Friday, June 15, 2012

One way to save a life


He was always getting up a game of some kind, usually sandlot football.
Mark had a knack for gathering my friends and me, most of us ten years his younger, for a game of football in the fall or baseball in the spring. And he was my own personal trainer, throwing me thousands of football passes or hitting me countless groundballs, trying to make me better.
But there was more to it than the game---something much larger than that. The sport was only an avenue enabling Mark to do something far more important than catching or throwing a ball.
Before Mark made our front yard a football field or a baseball diamond, I spent most of my time with Dougie, my brother, only 18 months older than me. We were so attached as constant companions that Momma usually spoke our names as one: “Dougie and Davey, Davey and Dougie.”
Until quite suddenly on a fateful day in May, after a car wreck involving the two of us and my oldest brother, Lowell, Dougie’s short life was taken.
And after that, it was only “Davey.”
Mark gradually emerged as our neighborhood coach and my personal instructor in all things athletic. Because of him, I dreamed big dreams and learned to work with others.

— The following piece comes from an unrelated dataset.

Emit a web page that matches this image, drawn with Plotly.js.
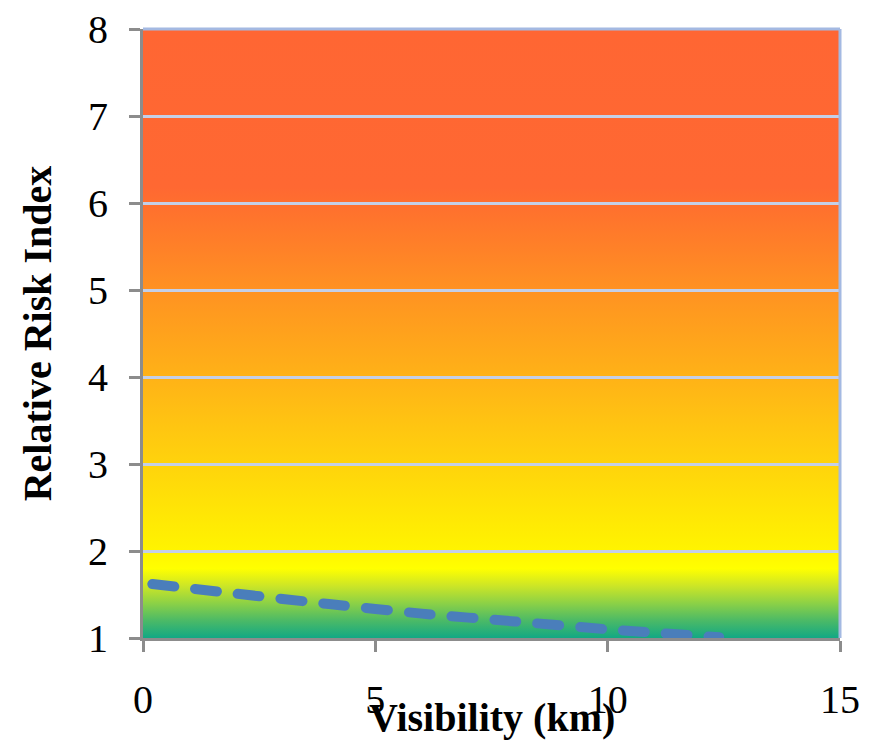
<!DOCTYPE html>
<html>
<head>
<meta charset="utf-8">
<script src="https://cdn.plot.ly/plotly-3.0.1.min.js"></script>
<style>
  html, body { margin: 0; padding: 0; background: #ffffff; }
  #chart { width: 876px; height: 740px; }
</style>
</head>
<body>
<div id="chart"></div>
<script>
// ---- data ----
const visibilityKm = [0.2, 2, 4, 6, 8, 10, 12.4];
const riskIndex    = [1.62, 1.51, 1.39, 1.28, 1.19, 1.10, 1.01];
const xTicks = [0, 5, 10, 15];
const yTicks = [1, 2, 3, 4, 5, 6, 7, 8];
const xRange = [0, 15];
const yRange = [1, 8];

// ---- background gradient (decorative risk colouring) ----
const gradStops = [
  [0.000, '#FF6633'], [0.260, '#FF6832'], [0.300, '#FF722D'],
  [0.357, '#FF8028'], [0.4286, '#FF9222'], [0.500, '#FFA21C'],
  [0.5714, '#FFB217'], [0.643, '#FFC312'], [0.714, '#FFD30C'],
  [0.786, '#FFE406'], [0.857, '#FFF400'], [0.886, '#FFFF00'],
  [0.914, '#CDE626'], [0.943, '#8CD146'], [0.971, '#4CBA66'],
  [1.000, '#12A884']
];
const svg = '<svg xmlns="http://www.w3.org/2000/svg" width="100" height="700" viewBox="0 0 100 700" preserveAspectRatio="none">' +
  '<defs><linearGradient id="g" x1="0" y1="0" x2="0" y2="1">' +
  gradStops.map(s => '<stop offset="' + s[0] + '" stop-color="' + s[1] + '"/>').join('') +
  '</linearGradient></defs><rect x="0" y="0" width="100" height="700" fill="url(#g)"/></svg>';
const bgUri = 'data:image/svg+xml;base64,' + btoa(svg);

const serif = '"Liberation Serif", "DejaVu Serif", serif';

const traces = [{
  type: 'scatter',
  mode: 'lines',
  x: visibilityKm,
  y: riskIndex,
  line: { color: '#4A7EBB', width: 10, dash: '22px,21px', shape: 'spline', smoothing: 0.6 },
  hoverinfo: 'x+y',
  showlegend: false,
  cliponaxis: true
}];

const layout = {
  width: 876,
  height: 740,
  margin: { l: 143, r: 36, t: 29, b: 102 },
  paper_bgcolor: '#ffffff',
  plot_bgcolor: 'rgba(0,0,0,0)',
  showlegend: false,
  font: { family: serif, color: '#000000' },
  xaxis: {
    range: xRange,
    tickvals: xTicks,
    ticktext: xTicks.map(String),
    showgrid: false,
    zeroline: false,
    showline: true,
    linecolor: '#8C8C8C',
    linewidth: 3,
    ticks: 'outside',
    ticklen: 11,
    tickwidth: 3,
    tickcolor: '#8C8C8C',
    tickfont: { family: serif, size: 40, color: '#000000' },
    ticklabelstandoff: 13,
    fixedrange: true
  },
  yaxis: {
    range: yRange,
    tickvals: yTicks,
    ticktext: yTicks.map(String),
    showgrid: true,
    gridcolor: '#C4CFE7',
    gridwidth: 3,
    zeroline: false,
    showline: true,
    linecolor: '#8C8C8C',
    linewidth: 3,
    ticks: 'outside',
    ticklen: 11,
    tickwidth: 3,
    tickcolor: '#8C8C8C',
    tickfont: { family: serif, size: 40, color: '#000000' },
    ticklabelstandoff: 13,
    title: {
      text: '<b>Relative Risk Index</b>',
      font: { family: serif, size: 40, color: '#000000' },
      standoff: 25
    },
    automargin: false,
    fixedrange: true
  },
  images: [{
    source: bgUri,
    xref: 'x', yref: 'y',
    x: xRange[0], y: yRange[1],
    sizex: xRange[1] - xRange[0],
    sizey: yRange[1] - yRange[0],
    xanchor: 'left', yanchor: 'top',
    sizing: 'stretch',
    layer: 'below'
  }],
  shapes: [
    { type: 'line', xref: 'paper', yref: 'paper', x0: 0, x1: 1, y0: 1, y1: 1,
      line: { color: '#A4B9E2', width: 3 }, layer: 'above' },
    { type: 'line', xref: 'paper', yref: 'paper', x0: 1, x1: 1, y0: 0, y1: 1,
      line: { color: '#A4B9E2', width: 3 }, layer: 'above' }
  ],
  annotations: [{
    text: '<b>Visibility (km)</b>',
    xref: 'paper', yref: 'paper',
    x: 0.5, y: -0.131,
    xanchor: 'center', yanchor: 'middle',
    showarrow: false,
    font: { family: serif, size: 40, color: '#000000' }
  }]
};

function roundCaps() {
  document.querySelectorAll('#chart .scatterlayer .js-line').forEach(p => {
    p.style.strokeLinecap = 'round';
    p.style.strokeLinejoin = 'round';
  });
}

Plotly.newPlot('chart', traces, layout, { displayModeBar: false, staticPlot: true }).then(roundCaps);
</script>
</body>
</html>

Mark even arranged for one of his high school football buddies to form a rival football team from another neighborhood so we could play them, which we did, giving Mark his first win as a football coach.  
So, I really wasn’t surprised when Mark announced his intention of getting his college degree in elementary education. After all, he was a natural, as was his wife, Joy, who graduated with him, both of them earning bachelors and then masters degrees in their fields. With their mutual love for kids and one another, it seemed likely that if they didn’t achieve great success, they would at least have a joyful journey.
They got both.
And some forty years later---seven as a coach and teacher and thirty-three as a principal, Mark, along with a banquet room full of teachers whose lives he had touched, gave his retirement speech.
He didn’t mention that along the way, he received the prestigious Academic Achievement Award from the State Department of Education, nor that he was named the District Administrator of the Year by the Oklahoma Association of Elementary School Principals in 1995 and 2009, nor that he was the recipient of the Oklahoma School Administrator Award in 1998-1999.
Neither did he mention that his wife, Joy, was  named Teacher of the Year from Rivers Elementary in 1993-94 and also in 2010-11, nor did he say that Joy was a grant recipient for Award Reading from the Rural Oklahoma Foundation in 2007.
All those awards weren’t really that important to Mark and Joy. What mattered was that they considered themselves privileged to invest their lives in students and teachers.
But Mark did remember to thank the teachers for their role in his journey, and when he was done, they thanked him. There was the teacher who once worked in the school cafeteria and because of Mark’s encouragement, went for it, getting her degree in education and a job at Mark’s school;  and then there was the teacher who finally got a chance to prove herself, because Mark was willing to hire her; and another teacher had lacked confidence but gained it from Mark’s support; and some, like my wife, Lori, pursued careers in education simply because of Mark and Joy’s positive example of what it is to be a teacher---educators who make a difference in others and in so doing, save some students from potential disaster, pointing them to the right path in life.
I couldn’t help but think---as teachers and friends gathered around Mark to thank him for caring enough to lead and teach those many years---how Mark had helped save another life, that of the skinny, six- year old I once was, the child who was lost without his brother. It was then that Mark stepped in and took up the slack, and in so doing helped save not just one life, but potentially many more as well, because he had learned the importance of instilling in others the hope that comes from dreaming dreams and the thrill that comes in fulfilling them en route to becoming whole and well.
And forty years down the road, that’s still one way to save a life.